__Dataset extract__
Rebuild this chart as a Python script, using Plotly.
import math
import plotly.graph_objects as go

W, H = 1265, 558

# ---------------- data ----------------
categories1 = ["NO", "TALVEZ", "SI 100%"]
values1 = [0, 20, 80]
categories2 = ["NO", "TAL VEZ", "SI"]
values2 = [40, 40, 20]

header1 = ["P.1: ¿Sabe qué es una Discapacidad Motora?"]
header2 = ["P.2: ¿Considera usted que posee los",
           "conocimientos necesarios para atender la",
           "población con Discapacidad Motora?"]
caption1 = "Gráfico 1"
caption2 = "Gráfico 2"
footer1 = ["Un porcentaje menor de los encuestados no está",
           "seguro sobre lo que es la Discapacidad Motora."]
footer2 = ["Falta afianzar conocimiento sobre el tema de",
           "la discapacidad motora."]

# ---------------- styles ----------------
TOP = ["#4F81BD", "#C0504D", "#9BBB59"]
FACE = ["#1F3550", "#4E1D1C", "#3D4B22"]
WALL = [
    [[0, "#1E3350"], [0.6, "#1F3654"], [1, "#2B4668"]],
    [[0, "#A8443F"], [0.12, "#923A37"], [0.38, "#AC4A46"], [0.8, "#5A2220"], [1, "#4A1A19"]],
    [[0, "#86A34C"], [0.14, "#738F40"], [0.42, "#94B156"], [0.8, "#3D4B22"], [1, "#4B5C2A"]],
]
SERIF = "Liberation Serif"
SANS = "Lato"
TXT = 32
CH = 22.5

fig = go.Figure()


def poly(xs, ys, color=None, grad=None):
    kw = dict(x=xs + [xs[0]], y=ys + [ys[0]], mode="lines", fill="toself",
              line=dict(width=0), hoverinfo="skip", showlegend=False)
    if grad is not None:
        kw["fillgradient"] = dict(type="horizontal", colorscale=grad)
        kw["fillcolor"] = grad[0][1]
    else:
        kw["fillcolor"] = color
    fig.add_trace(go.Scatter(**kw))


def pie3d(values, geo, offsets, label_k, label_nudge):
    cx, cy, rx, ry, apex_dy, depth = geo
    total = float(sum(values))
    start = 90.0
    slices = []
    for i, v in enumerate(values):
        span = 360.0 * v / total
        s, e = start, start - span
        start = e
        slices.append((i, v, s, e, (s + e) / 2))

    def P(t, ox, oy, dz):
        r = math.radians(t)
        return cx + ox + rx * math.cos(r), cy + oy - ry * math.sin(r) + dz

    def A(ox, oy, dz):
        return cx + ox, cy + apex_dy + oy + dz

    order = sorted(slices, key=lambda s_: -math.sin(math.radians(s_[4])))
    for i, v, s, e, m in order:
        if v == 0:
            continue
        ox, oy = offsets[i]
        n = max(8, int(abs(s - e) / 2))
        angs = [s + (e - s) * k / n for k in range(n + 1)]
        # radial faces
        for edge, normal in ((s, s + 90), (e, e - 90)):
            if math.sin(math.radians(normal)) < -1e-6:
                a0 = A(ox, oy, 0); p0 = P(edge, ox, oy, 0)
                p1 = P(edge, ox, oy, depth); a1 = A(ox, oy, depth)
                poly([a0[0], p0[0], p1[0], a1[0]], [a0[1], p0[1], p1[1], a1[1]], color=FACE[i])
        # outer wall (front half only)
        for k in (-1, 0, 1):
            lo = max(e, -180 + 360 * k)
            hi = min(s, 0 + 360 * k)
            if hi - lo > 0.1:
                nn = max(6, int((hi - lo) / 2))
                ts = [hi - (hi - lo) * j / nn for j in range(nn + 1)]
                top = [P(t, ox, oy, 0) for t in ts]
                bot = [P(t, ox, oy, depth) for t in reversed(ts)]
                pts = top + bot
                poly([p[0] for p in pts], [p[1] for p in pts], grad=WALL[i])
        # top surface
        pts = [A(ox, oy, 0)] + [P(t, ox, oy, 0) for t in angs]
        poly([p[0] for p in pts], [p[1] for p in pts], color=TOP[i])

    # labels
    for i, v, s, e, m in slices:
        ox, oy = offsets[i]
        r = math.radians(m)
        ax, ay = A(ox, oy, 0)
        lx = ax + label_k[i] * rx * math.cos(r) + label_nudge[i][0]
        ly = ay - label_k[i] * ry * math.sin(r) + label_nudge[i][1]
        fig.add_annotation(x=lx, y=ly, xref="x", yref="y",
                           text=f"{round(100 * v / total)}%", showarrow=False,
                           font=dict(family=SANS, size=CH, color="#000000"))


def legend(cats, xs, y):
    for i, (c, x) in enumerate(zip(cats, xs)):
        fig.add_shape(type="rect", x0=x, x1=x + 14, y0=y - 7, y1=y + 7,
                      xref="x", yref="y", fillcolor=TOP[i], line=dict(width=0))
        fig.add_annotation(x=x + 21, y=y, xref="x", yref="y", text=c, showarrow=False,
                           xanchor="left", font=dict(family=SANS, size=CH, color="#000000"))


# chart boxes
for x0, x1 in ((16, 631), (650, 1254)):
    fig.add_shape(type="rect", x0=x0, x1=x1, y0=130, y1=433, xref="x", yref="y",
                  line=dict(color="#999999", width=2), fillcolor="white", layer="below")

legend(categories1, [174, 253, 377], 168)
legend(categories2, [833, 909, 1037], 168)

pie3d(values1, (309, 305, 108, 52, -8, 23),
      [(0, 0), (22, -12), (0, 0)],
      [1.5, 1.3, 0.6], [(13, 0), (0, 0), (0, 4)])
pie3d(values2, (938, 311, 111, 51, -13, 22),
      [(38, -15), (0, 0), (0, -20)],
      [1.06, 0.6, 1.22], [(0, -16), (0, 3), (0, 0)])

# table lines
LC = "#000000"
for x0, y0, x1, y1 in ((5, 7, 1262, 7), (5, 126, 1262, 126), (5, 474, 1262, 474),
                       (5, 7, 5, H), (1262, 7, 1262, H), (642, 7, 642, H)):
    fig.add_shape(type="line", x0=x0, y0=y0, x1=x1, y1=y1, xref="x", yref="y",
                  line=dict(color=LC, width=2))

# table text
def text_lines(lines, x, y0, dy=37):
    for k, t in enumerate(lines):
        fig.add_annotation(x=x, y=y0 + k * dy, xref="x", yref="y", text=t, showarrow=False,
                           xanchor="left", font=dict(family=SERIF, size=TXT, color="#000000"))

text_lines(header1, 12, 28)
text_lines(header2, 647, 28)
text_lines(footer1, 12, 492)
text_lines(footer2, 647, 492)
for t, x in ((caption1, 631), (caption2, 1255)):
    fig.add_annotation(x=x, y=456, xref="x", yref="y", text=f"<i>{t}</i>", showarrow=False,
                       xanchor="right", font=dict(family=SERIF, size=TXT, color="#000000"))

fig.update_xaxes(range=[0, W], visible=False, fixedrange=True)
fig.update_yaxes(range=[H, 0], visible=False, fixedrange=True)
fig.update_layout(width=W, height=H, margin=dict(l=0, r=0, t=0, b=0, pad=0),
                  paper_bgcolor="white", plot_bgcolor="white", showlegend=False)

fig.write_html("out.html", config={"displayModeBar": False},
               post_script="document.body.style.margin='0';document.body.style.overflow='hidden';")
...
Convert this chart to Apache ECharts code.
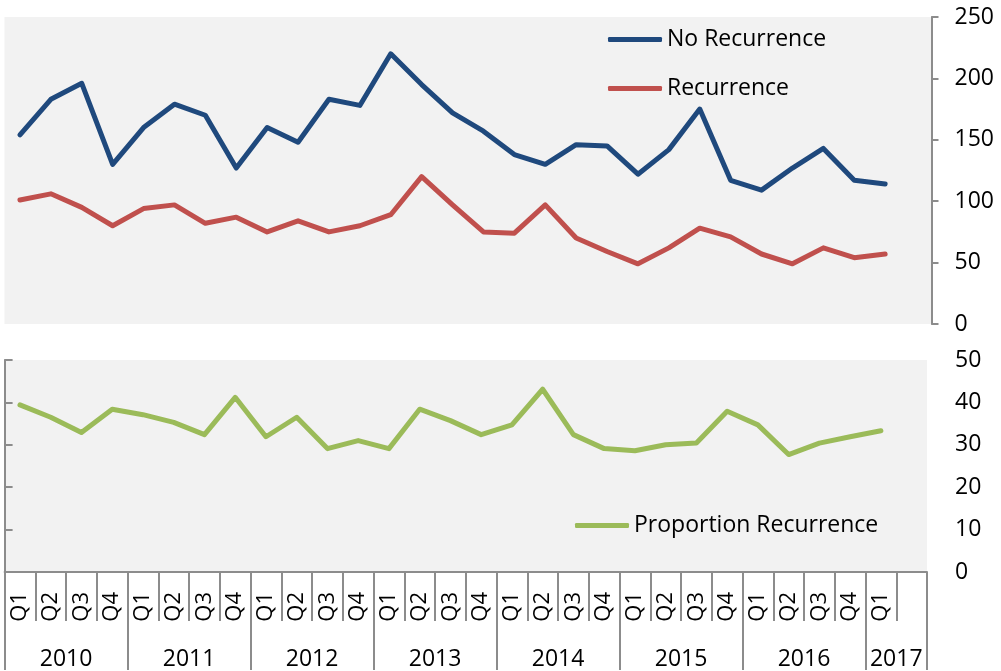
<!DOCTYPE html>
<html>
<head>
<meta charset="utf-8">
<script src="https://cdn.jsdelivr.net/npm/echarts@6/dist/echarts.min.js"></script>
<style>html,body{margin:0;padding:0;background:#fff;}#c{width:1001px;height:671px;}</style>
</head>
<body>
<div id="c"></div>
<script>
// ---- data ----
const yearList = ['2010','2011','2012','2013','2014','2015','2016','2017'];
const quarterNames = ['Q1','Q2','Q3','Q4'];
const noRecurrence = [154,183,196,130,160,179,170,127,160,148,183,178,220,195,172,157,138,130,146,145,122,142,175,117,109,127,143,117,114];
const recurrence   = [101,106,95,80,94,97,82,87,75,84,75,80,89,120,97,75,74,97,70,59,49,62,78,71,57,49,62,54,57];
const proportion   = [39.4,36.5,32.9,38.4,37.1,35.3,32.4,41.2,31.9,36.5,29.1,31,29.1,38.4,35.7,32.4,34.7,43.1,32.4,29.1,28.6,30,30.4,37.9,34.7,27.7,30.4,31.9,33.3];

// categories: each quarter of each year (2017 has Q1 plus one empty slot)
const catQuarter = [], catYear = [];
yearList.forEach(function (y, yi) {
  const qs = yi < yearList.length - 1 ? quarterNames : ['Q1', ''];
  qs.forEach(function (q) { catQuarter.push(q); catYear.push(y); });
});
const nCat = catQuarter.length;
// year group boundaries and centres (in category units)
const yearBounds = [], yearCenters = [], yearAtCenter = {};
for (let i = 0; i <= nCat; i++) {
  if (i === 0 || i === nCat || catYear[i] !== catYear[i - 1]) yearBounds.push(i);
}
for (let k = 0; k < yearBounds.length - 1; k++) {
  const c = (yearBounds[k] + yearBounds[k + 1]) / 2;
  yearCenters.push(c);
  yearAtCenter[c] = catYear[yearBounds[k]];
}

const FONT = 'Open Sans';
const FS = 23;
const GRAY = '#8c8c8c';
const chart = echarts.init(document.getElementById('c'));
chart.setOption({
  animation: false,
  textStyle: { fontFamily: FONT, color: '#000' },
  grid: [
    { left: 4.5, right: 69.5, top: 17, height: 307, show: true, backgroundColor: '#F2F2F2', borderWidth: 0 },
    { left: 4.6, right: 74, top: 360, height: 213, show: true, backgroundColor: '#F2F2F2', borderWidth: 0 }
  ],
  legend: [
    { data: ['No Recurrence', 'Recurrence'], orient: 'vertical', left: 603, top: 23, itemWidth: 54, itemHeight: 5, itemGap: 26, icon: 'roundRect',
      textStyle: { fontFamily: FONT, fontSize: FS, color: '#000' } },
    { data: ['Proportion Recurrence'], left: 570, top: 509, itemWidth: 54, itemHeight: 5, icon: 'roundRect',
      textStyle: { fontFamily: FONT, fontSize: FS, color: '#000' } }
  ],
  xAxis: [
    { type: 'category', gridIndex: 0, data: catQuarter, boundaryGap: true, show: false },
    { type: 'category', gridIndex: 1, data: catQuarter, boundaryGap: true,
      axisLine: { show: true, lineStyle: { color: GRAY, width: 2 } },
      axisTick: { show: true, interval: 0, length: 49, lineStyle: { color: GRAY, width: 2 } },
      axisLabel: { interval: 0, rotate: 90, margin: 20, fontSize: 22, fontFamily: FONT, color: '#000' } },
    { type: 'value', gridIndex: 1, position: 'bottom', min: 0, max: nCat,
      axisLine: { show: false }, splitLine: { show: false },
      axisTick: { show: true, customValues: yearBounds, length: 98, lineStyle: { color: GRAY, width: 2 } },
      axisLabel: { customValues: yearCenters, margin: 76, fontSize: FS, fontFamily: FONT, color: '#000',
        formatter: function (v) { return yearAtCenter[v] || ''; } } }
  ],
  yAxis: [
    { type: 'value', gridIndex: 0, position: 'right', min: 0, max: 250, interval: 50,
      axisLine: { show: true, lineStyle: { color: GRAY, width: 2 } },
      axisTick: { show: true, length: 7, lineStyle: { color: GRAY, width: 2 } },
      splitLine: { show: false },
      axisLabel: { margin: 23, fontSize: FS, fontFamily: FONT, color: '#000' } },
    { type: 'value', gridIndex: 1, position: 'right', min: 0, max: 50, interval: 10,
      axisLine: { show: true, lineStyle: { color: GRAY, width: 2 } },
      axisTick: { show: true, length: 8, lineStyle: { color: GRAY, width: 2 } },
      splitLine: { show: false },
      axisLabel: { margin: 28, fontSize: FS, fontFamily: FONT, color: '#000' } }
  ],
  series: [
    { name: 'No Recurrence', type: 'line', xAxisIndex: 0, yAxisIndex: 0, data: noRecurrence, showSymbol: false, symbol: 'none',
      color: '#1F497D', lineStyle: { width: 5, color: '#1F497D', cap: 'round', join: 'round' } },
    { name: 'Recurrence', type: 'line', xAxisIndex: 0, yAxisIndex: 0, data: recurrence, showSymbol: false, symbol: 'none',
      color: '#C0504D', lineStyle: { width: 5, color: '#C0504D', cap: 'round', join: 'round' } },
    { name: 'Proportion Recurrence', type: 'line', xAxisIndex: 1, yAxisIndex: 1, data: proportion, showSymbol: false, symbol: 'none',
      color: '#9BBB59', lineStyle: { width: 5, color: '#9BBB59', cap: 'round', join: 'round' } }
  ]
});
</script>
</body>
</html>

__Exercise task__
Only the lines from the one with "Rebuild this chart" up to the one with "W, H = 1265, 558" should be repeated, both included, exactly as they appear.

__The reply__
Rebuild this chart as a Python script, using Plotly.
import math
import plotly.graph_objects as go

W, H = 1265, 558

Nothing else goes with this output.